A passel (bastardized in the 19th-century from parcel) just means a large number, as in “Gregory Peck starred in a passel of movies” or “John Kerry does not have a passel of facial expressions.”

The more subjective term “buttload” is an interesting unit of measurement. I’m not entirely sure when or why some person first decided to measure the average storable volume of someone’s backside, but I’m completely sure that I don’t want to know the details.

Then there’s the vague measurements, the uncommitteds:

  • about
  • more or less
  • a bit
  • I don’t know

Some measurements are no longer useful. For some reason, NASA is still comparing rockets to horses.

“In order to escape Earth’s gravity, the space shuttle generates 37 million horsepower.”

(Of course, 37 million horses would also generate a buttload of something else.)

Measuring distance, particularly when giving driving directions, also ends to lean toward the vague.

  • “Go about a mile.”
  • “Head down that road a piece.”
  • “Well, it’s a ways from here.”

And then there’s the relative-distance measurement that’s really unfair because it requires some inside knowledge:

“Go about a mile past where Donny got shot.”

One of my personal favorites is “It’s about yea long.” This one usually requires an accompanying hand gesture, unless you’re talking about the space shuttle. (“What, the shuttle? Oh, it’s about twelve thousand yeas long.”)

The need to measure how ugly someone is (and share it) can be handy, and has resulted in some odd turns of a phrase. One person might be butt-ugly, and the next one is ugly as homemade sin. And then there’s the weird one, the creative one, the seeming contradiction:

“Well, he’s got money,” she admitted after the blind date, “but he was pretty ugly.”

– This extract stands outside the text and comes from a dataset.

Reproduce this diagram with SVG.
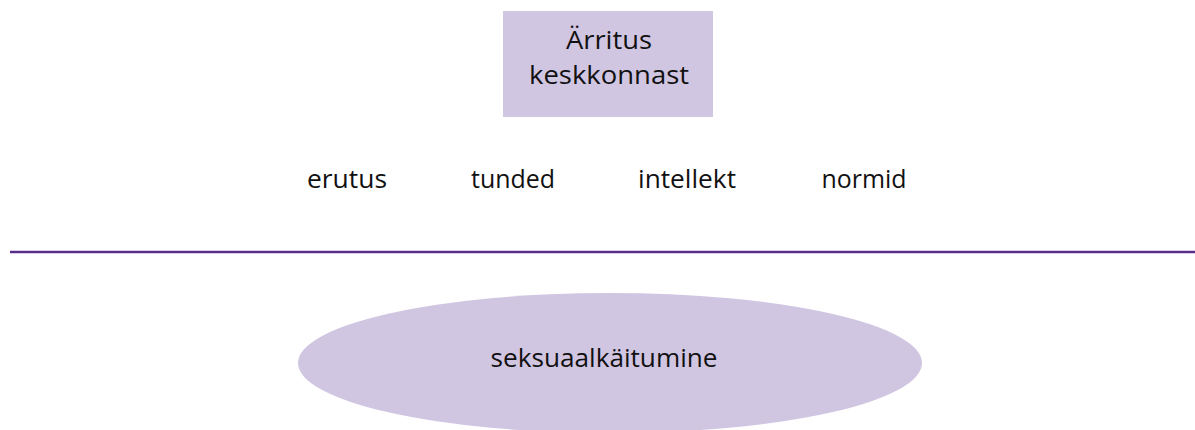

Another way of describing measurements is to paint a mental picture. This technique is often used in mainstream media news analysis, statistics, and other lies. Examples:

  • If you stacked up twenty trillion one-dollars bills, the stack would reach beyond the moon. And then the IRS would take half of them.
  • If all the mail successfully delivered on time by the US Post Office was laid end to end, the line would stretch about yea long.
  • If Bill Clinton laid all the women in Washington end to end, I wouldn’t be a bit surprised.

Finally, there’s the rare homespun measurement “mess,” as in “Granny done boiled up a mess of kale. Go kill me a chicken.” Colorful, to be sure, but, sadly, there seem to be so few opportunities anymore where mess is the best term of measurement.

  • “I’ve rebooted the server. Now it has a mess of memory.”
  • John Kerry got the Iranians to agreed on spinning down a number of centrifuges; the official number is thought to be somewhere between a mess and a passel.
  • “My, look at skinny Oprah! What’s she lost…a mess?”

Well, I hope those insights were helpful. Have a great week. I’ll see you in about yea long.